Я понимаю, что сейчас существует полемика с понятием массы, как она сложилась уже в двадцатом веке, имея ввиду и исторические, и теоретические способы её проявления, так сказать, но тем не менее, конечно, мы имеем дело с массой, существующей как-то, что неподводимо под понятие, — вот так можно сказать, воспользовавшись ещё кантовским определением; он занимался этой темой, темой подведения под понятие.
Есть современные теоретики множества, такие, в первую очередь, как Антонио Негри и Майкл Хардт, которые пытаются выстроить особую логику для множества. Логика эта отличается от логики философских понятий. Об этом говорит очень прямо Негри: он имеет ввиду, что мы сталкиваемся с некоторым имманентным явлением. Если угодно, его философия — это философия имманетизма, и, можно сказать, что это проявление жизни, множество как социальный субъект, как попытка определить, что есть новый социальный субъект; это проявление жизни, но как таковое оно не может быть описано на языке абстракции, и оно не может быть подведено под понятие именно потому, что любое подведение под понятие сразу разрушает ту систему отношений, которая и определяют этот новый объект, условно говоря, — потому что даже слово объект принадлежит старому философскому словарю и надо понимать, что это уже есть условная объективизация, опредмечивание, то, чего не должно быть совершено в отношении особой живой реальности, каковой является современная масса.
Но если определять эту современную массу, то скорее всего мы можем о ней говорить в терминах социального действия, понимаете, как на каком языке вы можете говорить о действии, то есть, фактически. Негри, как концептуального отца этого понятия, если угодно, интересует динамика самой социальной борьбы. И вот мне кажется, понятие множеств (что делать, мы пользуемся им), это то, что пытается удержать в себе именно динамический след действия. Это сложно. Негри разрабатывает целую логическую схему для того, чтобы концептуализировать такую задачу. Конечно, в этом он во многом опирается на Спинозу, он является блестящим интерпретатором Спинозы, но здесь у него есть единомышленники, и я бы, между прочим, в числе таковых назвала Жан-Люка Нанси, которого интересует логика тел, но не индивидов, не атомарных отвлечённых единиц, но именно логика тел, постольку поскольку тела всегда находятся в отношениях друг с другом.

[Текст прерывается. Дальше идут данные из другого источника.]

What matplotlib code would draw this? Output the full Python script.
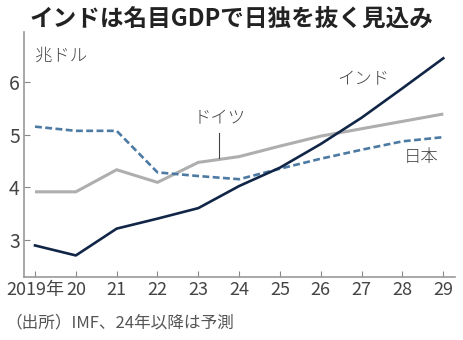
import matplotlib
matplotlib.use("Agg")
import matplotlib.pyplot as plt

plt.rcParams["font.family"] = ["Noto Sans CJK JP", "DejaVu Sans"]

years = [2019, 2020, 2021, 2022, 2023, 2024, 2025, 2026, 2027, 2028, 2029]
year_labels = ["2019年", "20", "21", "22", "23", "24", "25", "26", "27", "28", "29"]
india = [2.89, 2.70, 3.21, 3.40, 3.60, 4.02, 4.37, 4.82, 5.32, 5.88, 6.45]
germany = [3.91, 3.91, 4.33, 4.09, 4.47, 4.58, 4.78, 4.97, 5.11, 5.25, 5.39]
japan = [5.15, 5.07, 5.07, 4.28, 4.21, 4.15, 4.35, 4.54, 4.71, 4.87, 4.95]
y_ticks = [3, 4, 5, 6]

fig = plt.figure(figsize=(4.63, 3.40), dpi=100)
ax = fig.add_axes([0.0518, 0.1853, 0.9312, 0.7206])

ax.plot(years, germany, color="#aeaeae", lw=2.2, solid_capstyle="butt")
ax.plot(years, japan, color="#4d7aa3", lw=1.9, linestyle=(0, (2.6, 1.3)))
ax.plot(years, india, color="#112647", lw=1.9)

ax.set_xlim(2018.73, 2029.29)
ax.set_ylim(2.29, 6.95)
ax.set_xticks(years)
ax.set_xticklabels(year_labels)
ax.set_yticks(y_ticks)
ax.tick_params(axis="both", direction="in", length=4, width=0.8, color="#888888",
               labelcolor="#444444", pad=3)
ax.tick_params(axis="x", labelsize=13)
ax.tick_params(axis="y", labelsize=14)
for s in ["top", "right"]:
    ax.spines[s].set_visible(False)
for s in ["left", "bottom"]:
    ax.spines[s].set_color("#999999")
    ax.spines[s].set_linewidth(1.2)

lab_kw = dict(fontsize=12.5, color="#444444", fontweight="light", va="center")
ax.text(2019.0, 6.49, "兆ドル", ha="left", **lab_kw)
ax.text(2027.04, 6.07, "インド", ha="center", **lab_kw)
ax.text(2023.53, 5.33, "ドイツ", ha="center", **lab_kw)
ax.plot([2023.51, 2023.51], [5.02, 4.55], color="#444444", lw=0.8)
ax.text(2028.46, 4.57, "日本", ha="center", **lab_kw)

fig.text(0.5, 0.944, "インドは名目GDPで日独を抜く見込み", fontsize=17, fontweight="bold",
         color="#222222", ha="center", va="center")
fig.text(0.012, 0.05, "（出所）IMF、24年以降は予測", fontsize=12, color="#555555",
         ha="left", va="center")

fig.savefig("out.png", dpi=100)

Я думаю, что одно из ключевых слов для понимания множества и для определения множества есть понятие отношения. Это не некоторые устойчивые отношения, и не некоторые отдельно взятые отношения, так сказать, а это целая система отношений, в которые включены эти сингулярности (ещё одно слово, я боюсь, что его следует определять отдельно); но, тем не менее, я бы, конечно, акцентировала момент взаимодействия. И вот логика взаимодействия интересовала, конечно, Спинозу и фактически уже Спиноза отрицает договорные теории государства, в отличие от Гоббса, которого интересует именно общественный договор, ведь Спиноза в своих трактатах отстаивает идею самоконституированного права: «Сколько мощи, столько права», — говорит Спиноза, а это означает, что нет никаких посредствующих звеньев между действием и образованием некоторой формы, в которой это действие принимает общий вид. И мне кажется, что эта линия, ну, конечно, это перетолкование спинозизма применительно к современной ситуации, — вот эта линия даёт нам большие надежды в понимании того, что происходит сегодня в понимании возможностей того, куда ведёт нас социальная борьба, потому что никто не снимал проблему социальной борьбы с повестки дня.